Monday this week was the first day I came back to work from my long-expected vacation. An odd surprise was thrown at me on this very day right after I stepped into the office and a bizarre issue was awaiting for me to deal with: one of those medium sized databases (~40GB) for a QA team’s testing project was corrupted last Friday and consequently their test suspended at somewhere close to a check point. As I am the SME on these matters, the teammates left it for me to work a way out once I got back to work. Good guys!
Swearing almost burst out from my mouth after my preliminary examination of the issue because all the bad settings and practices you can think of were actually found there (and they had claimed they did not need a DBA to look after their databases – are you kidding me?). And there was not even a single backup to get the database restored, and therefore not even a way to recover the data at the price of losing some data after the last backup.
For almost a day, I was trying out all the skills I possess, and searching on the web wildly as well, only hope to get some of the data back – I could not count on any possible support from the vendor as the software has been way out of their supporting period. And DBCC CHECKDB repair did not work even I managed to make the database “accessible”!
Eventually, I came to realize that there was not a silver bullet for the kill, but more practically a piece by piece recovery.
So I set the database into emergency mode and then single user mode to make sure it is accessible for me myself only, and then started to extract data table by table for 475 tables.

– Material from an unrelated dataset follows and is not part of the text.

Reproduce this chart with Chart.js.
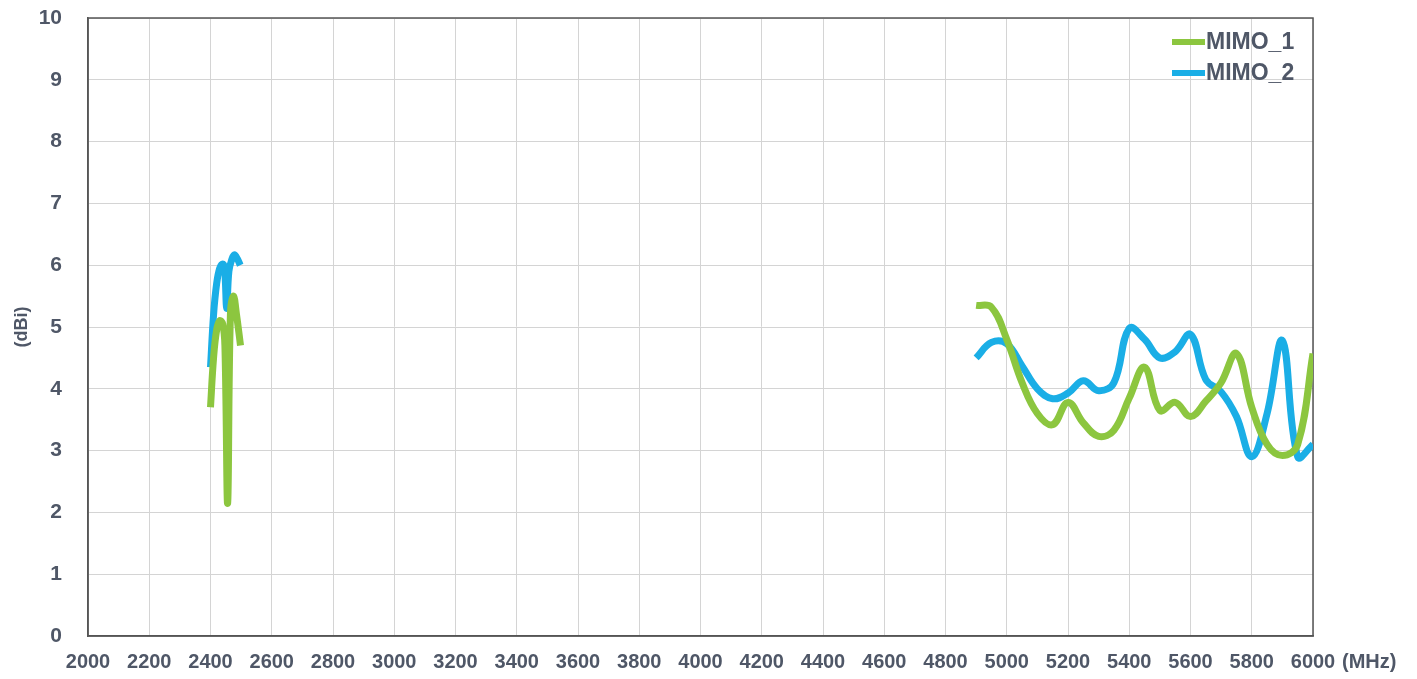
<!DOCTYPE html>
<html>
<head>
<meta charset="utf-8">
<script src="https://cdn.jsdelivr.net/npm/chart.js@4"></script>
<style>
  html, body { margin: 0; padding: 0; background: #fff; }
  #wrap { width: 1417px; height: 679px; }
</style>
</head>
<body>
<div id="wrap"><canvas id="gain-chart"></canvas></div>
<script>
// frequency (MHz) and gain (dBi)
var freq1Low = [2400, 2410, 2420, 2430, 2440, 2447, 2456, 2465, 2475, 2485, 2498];
var mimo1Low = [3.7, 4.5, 4.95, 5.1, 5.05, 4.7, 2.15, 5.2, 5.5, 5.2, 4.7];
var freq2Low = [2400, 2410, 2420, 2430, 2440, 2446, 2453, 2460, 2470, 2478, 2488, 2497];
var mimo2Low = [4.35, 5.2, 5.7, 5.95, 6.02, 5.95, 5.3, 5.9, 6.1, 6.17, 6.1, 6.0];

var freqHigh = [4900, 4950, 5000, 5050, 5100, 5150, 5200, 5250, 5300, 5350, 5400, 5450,
                5500, 5550, 5600, 5650, 5700, 5750, 5800, 5850, 5900, 5950, 6000];
var mimo1High = [5.35, 5.32, 4.8, 4.1, 3.6, 3.42, 3.78, 3.45, 3.23, 3.33, 3.85, 4.35,
                 3.65, 3.78, 3.55, 3.8, 4.1, 4.57, 3.7, 3.1, 2.92, 3.1, 4.57];
var mimo2High = [4.5, 4.75, 4.73, 4.37, 4.0, 3.84, 3.93, 4.13, 3.97, 4.1, 4.98, 4.8,
                 4.5, 4.6, 4.88, 4.15, 3.95, 3.55, 2.9, 3.6, 4.78, 2.9, 3.1];

var seriesNames = ["MIMO_1", "MIMO_2"];

function toPoints(fa, va, fb, vb) {
  var pts = [];
  for (var i = 0; i < fa.length; i++) pts.push({ x: fa[i], y: va[i] });
  pts.push({ x: 3700, y: null }); // gap between the two bands
  for (var j = 0; j < fb.length; j++) pts.push({ x: fb[j], y: vb[j] });
  return pts;
}

var textColor = "#4f5767";
var green = "#8cc63f";
var blue = "#1aaee6";
var fontFam = "'Liberation Sans', Arial, sans-serif";

// frame, (MHz) unit and the legend in the top right
var extras = {
  id: "extras",
  beforeDatasetsDraw: function(chart) {
    var a = chart.chartArea;
    var ctx = chart.ctx;
    ctx.save();
    ctx.strokeStyle = "#555";
    ctx.lineWidth = 1.5;
    ctx.strokeRect(a.left, a.top, a.right - a.left, a.bottom - a.top);
    ctx.restore();
  },
  afterDraw: function(chart) {
    var ctx = chart.ctx;
    var x = chart.scales.x;
    ctx.save();
    ctx.fillStyle = textColor;
    ctx.font = "bold 20px " + fontFam;
    ctx.textBaseline = "middle";
    ctx.textAlign = "left";
    ctx.fillText("(MHz)", x.right + 29, 662);

    var cols = [green, blue];
    for (var i = 0; i < seriesNames.length; i++) {
      var yy = 42 + i * 31;
      ctx.strokeStyle = cols[i];
      ctx.lineWidth = 6;
      ctx.beginPath();
      ctx.moveTo(1172, yy);
      ctx.lineTo(1205, yy);
      ctx.stroke();
      ctx.fillStyle = textColor;
      ctx.font = "bold 23px " + fontFam;
      ctx.fillText(seriesNames[i], 1206, yy + 1);
    }
    ctx.restore();
  }
};

var ctx1 = document.getElementById("gain-chart").getContext("2d");
var myChart = new Chart(ctx1, {
  type: "line",
  data: {
    datasets: [
      {
        label: seriesNames[0],
        data: toPoints(freq1Low, mimo1Low, freqHigh, mimo1High),
        borderColor: green,
        borderWidth: 7,
        pointRadius: 0,
        tension: 0.4,
        fill: false
      },
      {
        label: seriesNames[1],
        data: toPoints(freq2Low, mimo2Low, freqHigh, mimo2High),
        borderColor: blue,
        borderWidth: 7,
        pointRadius: 0,
        tension: 0.4,
        fill: false
      }
    ]
  },
  options: {
    responsive: true,
    maintainAspectRatio: false,
    animation: false,
    layout: { padding: { top: 18, right: 104, left: 11, bottom: 0 } },
    plugins: {
      legend: { display: false },
      tooltip: { enabled: false }
    },
    scales: {
      x: {
        type: "linear",
        min: 2000,
        max: 6000,
        border: { color: "#555", width: 1.5 },
        grid: { color: "#d4d4d4", lineWidth: 1, tickLength: 0 },
        ticks: {
          stepSize: 200,
          maxRotation: 0,
          autoSkip: false,
          padding: 14,
          color: textColor,
          font: { family: fontFam, size: 20, weight: "bold" },
          callback: function(v) { return String(v); }
        },
        afterFit: function(scale) {
          scale.height = 43;
          scale.paddingTop = 0;
          scale.paddingBottom = 0;
        }
      },
      y: {
        min: 0,
        max: 10,
        border: { color: "#555", width: 1.5 },
        grid: { color: "#d4d4d4", lineWidth: 1, tickLength: 0 },
        ticks: {
          stepSize: 1,
          padding: 26,
          color: textColor,
          font: { family: fontFam, size: 21, weight: "bold" },
          callback: function(v) { return String(v); }
        },
        title: {
          display: true,
          text: "(dBi)",
          color: textColor,
          padding: 0,
          font: { family: fontFam, size: 18, weight: "bold" }
        },
        afterFit: function(scale) {
          scale.width = 77;
          scale.paddingTop = 0;
          scale.paddingBottom = 0;
        }
      }
    }
  },
  plugins: [extras]
});
</script>
</body>
</html>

Starting from Tuesday morning, pumping data out form the corrupted database to a new image of it was the only task I was focusing on. Some of the 475 tables contain merely 100s rows while others multi-millions. And at the end of the day, after 472 tables done successfully, it all came down to 3 multi-million tables that could not be recovered – they were the ones all sitting on one same physical data file damaged at the data page level! One table has 8+ million rows of data, another 5+ millions rows, and still another I could not even tell how many rows it had as the head sector of the data page corrupted itself.
But there is no way to export all the rows from the 3 – they are corrupted, period!
A wild idea arose up and that could be my last resort, I thought for myself. Similar to recovering other tables, I used a piece by piece method again, only this time a simple INSERT … SELECT command pair applied repeatedly to transfer data from the 3 old and corrupted tables to 3 new ones rows by rows.
Ran into off-hours quite a while that day.
And the result was magnificent!
For the 5+ million-row table, I got 99.99% rows recovered, 99.97% for the 8+ million-row table and 2.8 million rows for the third table.
This is even better than restoring the database from a previous backup and the latter will certainly loss all of the “new” dada that had been entered into the database since the last backup — supposedly there were one, and that could well mean millions of rows being lost!
A major data recovery effort, said the manager!
So true! and as true was the odd way of "Welcome back to work"